Whilst we had experienced high winds in our two preceding years, causing damage in both years, 2019 was a dig to remember. We lost two days to rain completely and we lost count of the number of times we had to bail out the trenches and features, sometimes several times a day, thereby losing even more time. Such was the disruption that we did not excavate any feature in Trench 2 nor the opposite terminals of the doorway in Trench 4. We were obliged to dig drainage ditches to protect the floors in the marquee and most of our volunteers suffered trench-foot. Trench 4 also suffered nightly visits by wild fallow deer which culminated on Friday night before the Open Day with a pitched battle between two huge rutting stags that completely trashed the trench with hundreds of footprints.

Apart from that, the dig was highly successful. Trench 1 yielded more than half the total assemblage of pottery. It was designated a training trench and therefore the adults with learning disabilities and the home educated children and their parents were guaranteed to ‘find’ something. The ring ditch that was uncovered was packed from base to the top with a mixture of fire-cracked cobbles(pot-boilers), pottery, animal teeth and bone.
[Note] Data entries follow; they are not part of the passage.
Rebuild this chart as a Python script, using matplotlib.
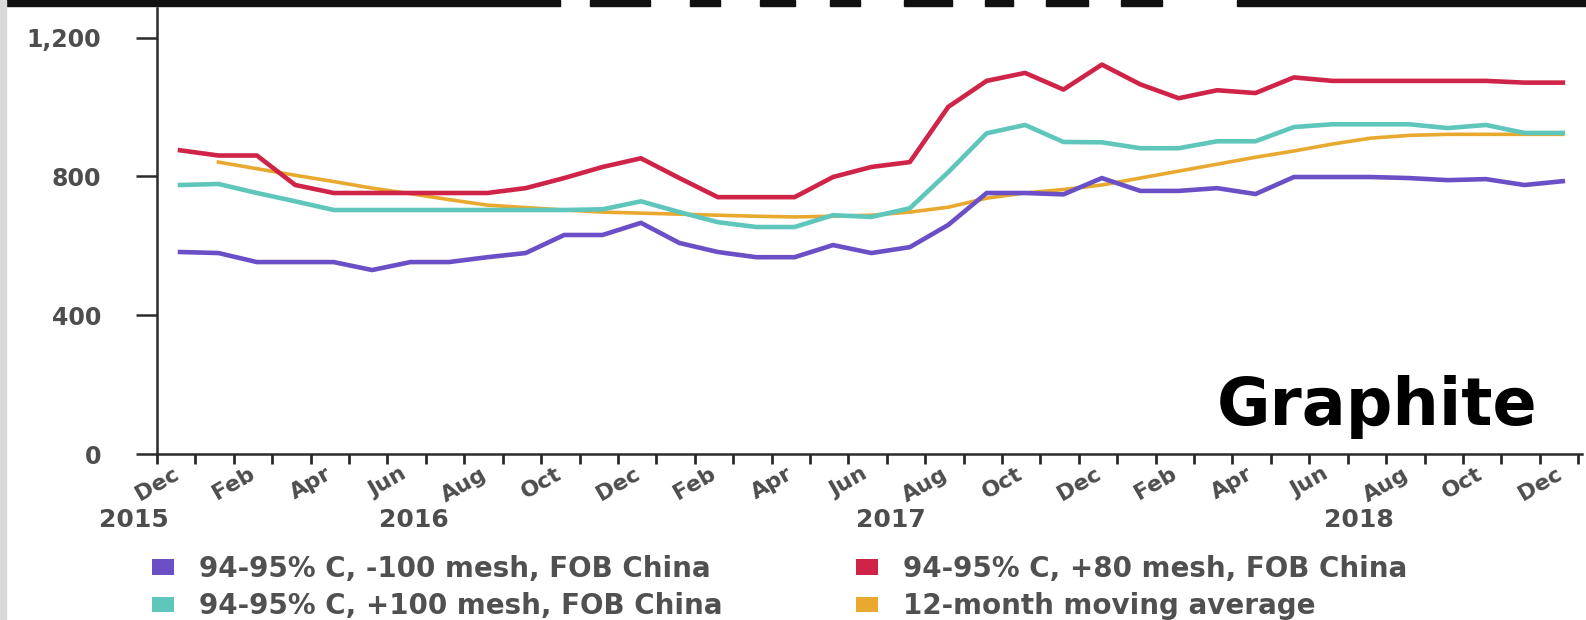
import numpy as np
import matplotlib
matplotlib.use("Agg")
import matplotlib.pyplot as plt
from matplotlib.patches import Patch, Rectangle
from matplotlib.transforms import blended_transform_factory

# ---------------- data (USD/t, monthly Dec 2015 .. Dec 2018) ----------------
tick_names = ["Dec", "Feb", "Apr", "Jun", "Aug", "Oct"] * 3 + ["Dec"]
year_labels = ["2015", "2016", "2017", "2018"]
year_centers = [-0.6, 6.7, 19.1, 31.3]          # layout: month units

minus100_mesh = [582, 579, 553, 553, 553, 530, 553, 553, 567, 579, 631, 631,
                 666, 608, 582, 567, 567, 602, 579, 596, 660, 752, 752, 748,
                 795, 758, 758, 766, 749, 798, 798, 798, 795, 789, 792, 775, 786]
plus80_mesh = [875, 860, 860, 775, 752, 752, 752, 752, 752, 766, 795, 827,
               852, 795, 740, 740, 740, 798, 827, 841, 1000, 1075, 1098, 1050,
               1122, 1065, 1025, 1048, 1040, 1085, 1075, 1075, 1075, 1075, 1075, 1070, 1070]
plus100_mesh = [775, 778, 752, 728, 703, 703, 703, 703, 703, 703, 703, 705,
                728, 697, 668, 654, 654, 688, 683, 708, 812, 924, 948, 899,
                898, 881, 881, 901, 901, 942, 950, 950, 950, 939, 948, 925, 925]
moving_avg = [np.nan, 841, 822, 803, 785, 766, 750, 733, 717, 710, 703, 697,
              694, 691, 688, 685, 683, 685, 688, 697, 711, 737, 752, 762,
              775, 795, 815, 835, 855, 873, 893, 910, 918, 921, 921, 921, 921]

series_labels = ["94-95% C, -100 mesh, FOB China",
                 "94-95% C, +100 mesh, FOB China",
                 "94-95% C, +80 mesh, FOB China",
                 "12-month moving average"]
c_purple, c_teal, c_red, c_yellow = "#6a4fc6", "#5fc6bc", "#cf2448", "#e9a92e"

# ---------------- figure ----------------
W, H = 1586, 620
fig = plt.figure(figsize=(W / 100, H / 100), dpi=100)
fig.patch.set_facecolor("white")
ax = fig.add_axes([157 / W, 1 - 454 / H, (1582 - 157) / W, (454 - 8) / H])

n = len(plus80_mesh)
x = np.arange(n) + 0.6
ax.plot(x, moving_avg, color=c_yellow, lw=2.6, zorder=2, solid_joinstyle="round")
ax.plot(x, minus100_mesh, color=c_purple, lw=3.3, zorder=3, solid_joinstyle="round")
ax.plot(x, plus100_mesh, color=c_teal, lw=3.3, zorder=4, solid_joinstyle="round")
ax.plot(x, plus80_mesh, color=c_red, lw=3.3, zorder=5, solid_joinstyle="round")

ax.set_xlim(0, 37.1)
ax.set_ylim(0, 1285)

for s in ["top", "right"]:
    ax.spines[s].set_visible(False)
for s in ["left", "bottom"]:
    ax.spines[s].set_color("#2b2b2b")
    ax.spines[s].set_linewidth(1.8)

txt_grey = "#4d4d4d"
ax.set_yticks([0, 400, 800, 1200])
ax.set_yticklabels(["0", "400", "800", "1,200"])
ax.tick_params(axis="y", direction="out", length=15, width=1.8, color="#2b2b2b",
               pad=25, labelsize=17, labelcolor=txt_grey)

ax.set_xticks(np.arange(0, 38))
ax.set_xticklabels([tick_names[i // 2] if i % 2 == 0 and i // 2 < len(tick_names) else ""
                    for i in range(38)])
ax.tick_params(axis="x", direction="out", length=7, width=2.0, color="#2b2b2b",
               pad=0, labelsize=16, labelcolor=txt_grey)
for lab in ax.get_xticklabels():
    lab.set_rotation(30)
    lab.set_ha("center")
    lab.set_fontweight("bold")
for lab in ax.get_yticklabels():
    lab.set_fontweight("bold")

trans = blended_transform_factory(ax.transData, fig.transFigure)
for yl, xc in zip(year_labels, year_centers):
    fig.text(xc, 1 - 520 / H, yl, transform=trans, ha="center", va="center",
             fontsize=18, fontweight="bold", color=txt_grey)

# Graphite label
fig.text(1537 / W, 1 - 425 / H, "Graphite", ha="right", va="baseline",
         fontsize=47, fontweight="bold", color="black", family="DejaVu Sans")

# legend
handles = [Patch(facecolor=c, edgecolor="none") for c in (c_purple, c_teal, c_red, c_yellow)]
leg = fig.legend(handles, series_labels, ncol=2, loc="upper left",
                 bbox_to_anchor=(152 / W, 1 - 555 / H), frameon=False,
                 fontsize=20, handlelength=0.8, handleheight=0.47,
                 handletextpad=0.9, columnspacing=4.8, labelspacing=0.33,
                 borderpad=0, borderaxespad=0)
for t in leg.get_texts():
    t.set_color("#505050")
    t.set_fontweight("bold")

# decorations: cropped title remnants at top, grey strip at left
for x0, x1 in [(0, 560), (590, 650), (690, 720), (760, 795), (830, 860),
               (904, 952), (985, 1013), (1046, 1088), (1121, 1162), (1237, 1586)]:
    fig.patches.append(Rectangle((x0 / W, 1 - 6 / H), (x1 - x0) / W, 6 / H,
                                 transform=fig.transFigure, color="#111111", zorder=10))
fig.patches.append(Rectangle((0, 0), 6 / W, 1, transform=fig.transFigure,
                             color="#d9d9d9", zorder=10))

fig.savefig("out.png", dpi=100, facecolor="white")
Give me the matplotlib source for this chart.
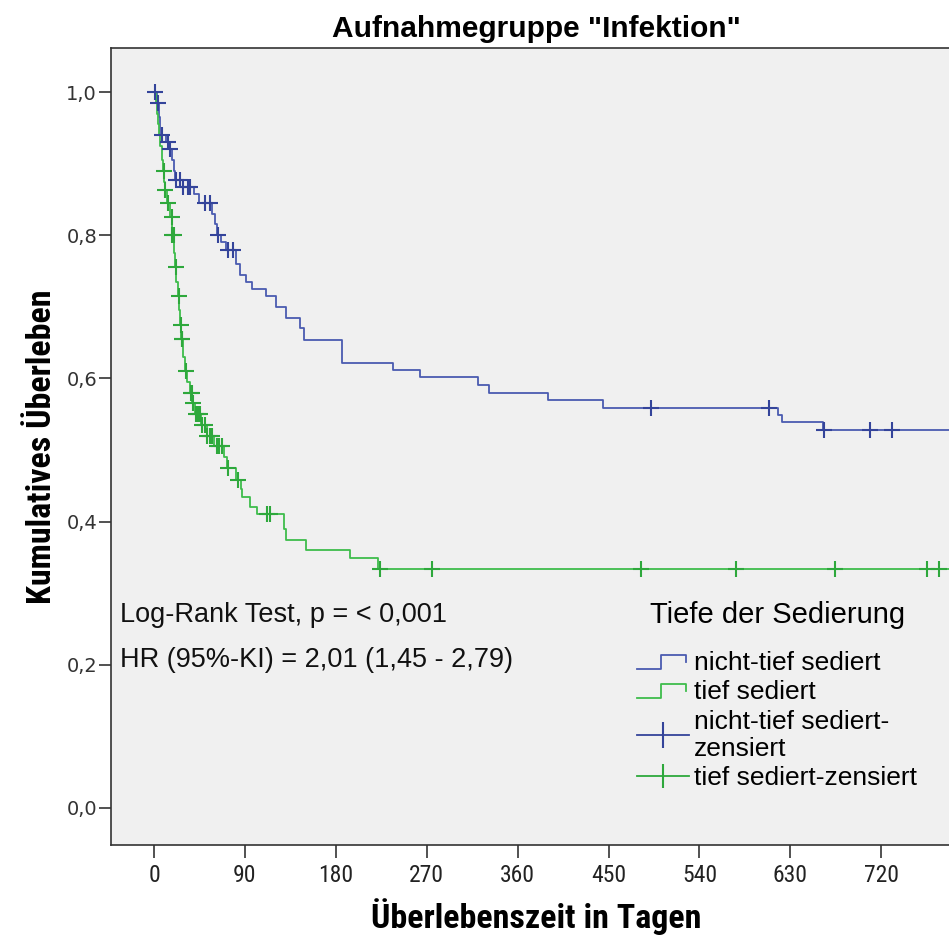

Just over 800 sherds, in total, were recovered including the handle and upper part of a amphora(container for wine, olive oil or fish sauce) from the Mediterranean, an almost complete bucket- shaped pot upended and resting on the base of a ring ditch, the handle of a pot-bellied storage jar and much more. Analysis will not be available until at least April 2020.

This site was atypical of the other sites we have excavated in the almost complete absence of iron-working material. It would seem that the iron-working was taking place on the site at Hard Moor Farm 300m west rather than on this part of the settlement.

First indications are that this site is slightly later than Hard Moor Farm as the majority of the ceramic assemblage to our inexperienced eye seems to be Roman. Once again, could this site be a part of the supply chain for feeding the Garrison in Eboracum?